SHORT PROBLEM:
Leave out the pictures and repeat the data exactly.

AVAILABLE DATA:
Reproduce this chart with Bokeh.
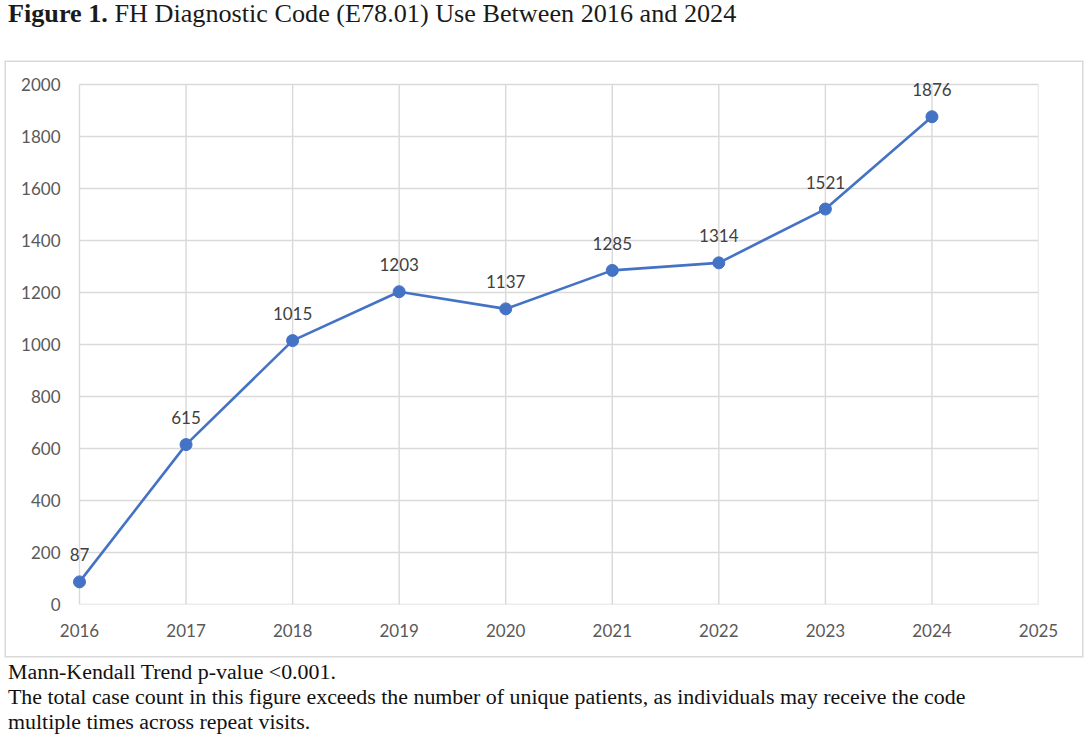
from bokeh.plotting import figure
from bokeh.models import ColumnDataSource, LabelSet, Range1d, FixedTicker, Div
from bokeh.layouts import column
from bokeh.core.properties import value
from bokeh.embed import file_html
from bokeh.resources import INLINE

years = [2016, 2017, 2018, 2019, 2020, 2021, 2022, 2023, 2024]
counts = [87, 615, 1015, 1203, 1137, 1285, 1314, 1521, 1876]
count_labels = [str(c) for c in counts]
x_ticks = [2016, 2017, 2018, 2019, 2020, 2021, 2022, 2023, 2024, 2025]
y_ticks = [0, 200, 400, 600, 800, 1000, 1200, 1400, 1600, 1800, 2000]

title_bold = "Figure 1."
title_rest = "FH Diagnostic Code (E78.01) Use Between 2016 and 2024"
caption_lines = [
    "Mann-Kendall Trend p-value &lt;0.001.",
    "The total case count in this figure exceeds the number of unique patients, as individuals may receive the code",
    "multiple times across repeat visits.",
]

# chart box (page px): x 6..1082, y 62..656 ; plot grid area: x 79..1038, y 84..604
BOX_L, BOX_T, BOX_W, BOX_H = 6, 62, 1076, 594
GL, GR, GT, GB = 79 - BOX_L, 1038 - BOX_L, 84 - BOX_T, 604 - BOX_T
PADL, PADT = 14, 10  # extra frame room so the data labels are not clipped
X0, X1 = x_ticks[0], x_ticks[-1]
Y0, Y1 = y_ticks[0], y_ticks[-1]
px_per_x = (GR - GL) / (X1 - X0)
px_per_y = (GB - GT) / (Y1 - Y0)

serif = "'Liberation Serif', 'Times New Roman', serif"

title_div = Div(
    text=(f'<div style="font-family:{serif}; font-size:26.2px; line-height:28px; color:#1a1a1a; '
          f'white-space:nowrap; padding-left:8px; padding-top:0px;">'
          f'<b>{title_bold}</b> {title_rest}</div>'),
    width=1076, height=BOX_T, margin=(0, 0, 0, 0))

p = figure(width=BOX_W, height=BOX_H, output_backend="svg", toolbar_location=None,
           x_range=Range1d(X0 - PADL / px_per_x, X1),
           y_range=Range1d(Y0, Y1 + PADT / px_per_y),
           min_border_left=GL - PADL, min_border_right=BOX_W - GR,
           min_border_top=GT - PADT, min_border_bottom=BOX_H - GB,
           margin=(0, 0, 0, BOX_L),
           styles={"box-shadow": "0 0 0 1.5px #d9d9d9"})
p.background_fill_color = "white"
p.border_fill_color = "white"
p.outline_line_color = None
p.xgrid.visible = False
p.ygrid.visible = False

grid_col = "#d9d9d9"
tick_font = "Lato"
for ax in (p.xaxis[0], p.yaxis[0]):
    ax.major_tick_line_color = None
    ax.minor_tick_line_color = None
    ax.major_tick_out = 0
    ax.major_tick_in = 0
    ax.minor_tick_out = 0
    ax.minor_tick_in = 0
    ax.axis_line_color = None
    ax.major_label_text_font = tick_font
    ax.major_label_text_font_size = "17px"
    ax.major_label_text_color = "#595959"
p.xaxis[0].ticker = FixedTicker(ticks=x_ticks)
p.yaxis[0].ticker = FixedTicker(ticks=y_ticks)
p.xaxis[0].major_label_standoff = 19
p.yaxis[0].major_label_standoff = 19 - PADL

# grid lines spanning exactly the tick extent
p.segment(x0=x_ticks, y0=[Y0] * len(x_ticks), x1=x_ticks, y1=[Y1] * len(x_ticks),
          line_color=grid_col, line_width=1.4)
p.segment(x0=[X0] * len(y_ticks), y0=y_ticks, x1=[X1] * len(y_ticks), y1=y_ticks,
          line_color=grid_col, line_width=1.4)

src = ColumnDataSource(dict(x=years, y=counts, lab=count_labels))
p.line("x", "y", source=src, line_color="#4472C4", line_width=2.6)
p.scatter("x", "y", source=src, size=12, fill_color="#4472C4", line_color="#4472C4")

p.add_layout(LabelSet(x="x", y="y", text="lab", source=src, y_offset=27,
                      text_align="center", text_baseline="middle",
                      text_font=value(tick_font), text_font_size="17px", text_color="#404040"))

caption_div = Div(
    text=(f'<div style="font-family:{serif}; font-size:21.9px; line-height:25px; color:#111111; '
          f'white-space:nowrap; padding-left:8px; padding-top:3px;">'
          + "<br>".join(caption_lines) + '</div>'),
    width=1076, height=80, margin=(0, 0, 0, 0))

layout = column(title_div, p, caption_div, spacing=0)
open("out.html", "w").write(file_html(layout, INLINE))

EXERCISE ANSWER:
Reproduce this chart with Bokeh.
from bokeh.plotting import figure
from bokeh.models import ColumnDataSource, LabelSet, Range1d, FixedTicker, Div
from bokeh.layouts import column
from bokeh.core.properties import value
from bokeh.embed import file_html
from bokeh.resources import INLINE

years = [2016, 2017, 2018, 2019, 2020, 2021, 2022, 2023, 2024]
counts = [87, 615, 1015, 1203, 1137, 1285, 1314, 1521, 1876]
count_labels = [str(c) for c in counts]
x_ticks = [2016, 2017, 2018, 2019, 2020, 2021, 2022, 2023, 2024, 2025]
y_ticks = [0, 200, 400, 600, 800, 1000, 1200, 1400, 1600, 1800, 2000]

title_bold = "Figure 1."
title_rest = "FH Diagnostic Code (E78.01) Use Between 2016 and 2024"
caption_lines = [
    "Mann-Kendall Trend p-value &lt;0.001.",
    "The total case count in this figure exceeds the number of unique patients, as individuals may receive the code",
    "multiple times across repeat visits.",
]

# chart box (page px): x 6..1082, y 62..656 ; plot grid area: x 79..1038, y 84..604
BOX_L, BOX_T, BOX_W, BOX_H = 6, 62, 1076, 594
GL, GR, GT, GB = 79 - BOX_L, 1038 - BOX_L, 84 - BOX_T, 604 - BOX_T
PADL, PADT = 14, 10  # extra frame room so the data labels are not clipped
X0, X1 = x_ticks[0], x_ticks[-1]
Y0, Y1 = y_ticks[0], y_ticks[-1]
px_per_x = (GR - GL) / (X1 - X0)
px_per_y = (GB - GT) / (Y1 - Y0)

serif = "'Liberation Serif', 'Times New Roman', serif"

title_div = Div(
    text=(f'<div style="font-family:{serif}; font-size:26.2px; line-height:28px; color:#1a1a1a; '
          f'white-space:nowrap; padding-left:8px; padding-top:0px;">'
          f'<b>{title_bold}</b> {title_rest}</div>'),
    width=1076, height=BOX_T, margin=(0, 0, 0, 0))

p = figure(width=BOX_W, height=BOX_H, output_backend="svg", toolbar_location=None,
           x_range=Range1d(X0 - PADL / px_per_x, X1),
           y_range=Range1d(Y0, Y1 + PADT / px_per_y),
           min_border_left=GL - PADL, min_border_right=BOX_W - GR,
           min_border_top=GT - PADT, min_border_bottom=BOX_H - GB,
           margin=(0, 0, 0, BOX_L),
           styles={"box-shadow": "0 0 0 1.5px #d9d9d9"})
p.background_fill_color = "white"
p.border_fill_color = "white"
p.outline_line_color = None
p.xgrid.visible = False
p.ygrid.visible = False

grid_col = "#d9d9d9"
tick_font = "Lato"
for ax in (p.xaxis[0], p.yaxis[0]):
    ax.major_tick_line_color = None
    ax.minor_tick_line_color = None
    ax.major_tick_out = 0
    ax.major_tick_in = 0
    ax.minor_tick_out = 0
    ax.minor_tick_in = 0
    ax.axis_line_color = None
    ax.major_label_text_font = tick_font
    ax.major_label_text_font_size = "17px"
    ax.major_label_text_color = "#595959"
p.xaxis[0].ticker = FixedTicker(ticks=x_ticks)
p.yaxis[0].ticker = FixedTicker(ticks=y_ticks)
p.xaxis[0].major_label_standoff = 19
p.yaxis[0].major_label_standoff = 19 - PADL

# grid lines spanning exactly the tick extent
p.segment(x0=x_ticks, y0=[Y0] * len(x_ticks), x1=x_ticks, y1=[Y1] * len(x_ticks),
          line_color=grid_col, line_width=1.4)
p.segment(x0=[X0] * len(y_ticks), y0=y_ticks, x1=[X1] * len(y_ticks), y1=y_ticks,
          line_color=grid_col, line_width=1.4)

src = ColumnDataSource(dict(x=years, y=counts, lab=count_labels))
p.line("x", "y", source=src, line_color="#4472C4", line_width=2.6)
p.scatter("x", "y", source=src, size=12, fill_color="#4472C4", line_color="#4472C4")

p.add_layout(LabelSet(x="x", y="y", text="lab", source=src, y_offset=27,
                      text_align="center", text_baseline="middle",
                      text_font=value(tick_font), text_font_size="17px", text_color="#404040"))

caption_div = Div(
    text=(f'<div style="font-family:{serif}; font-size:21.9px; line-height:25px; color:#111111; '
          f'white-space:nowrap; padding-left:8px; padding-top:3px;">'
          + "<br>".join(caption_lines) + '</div>'),
    width=1076, height=80, margin=(0, 0, 0, 0))

layout = column(title_div, p, caption_div, spacing=0)
open("out.html", "w").write(file_html(layout, INLINE))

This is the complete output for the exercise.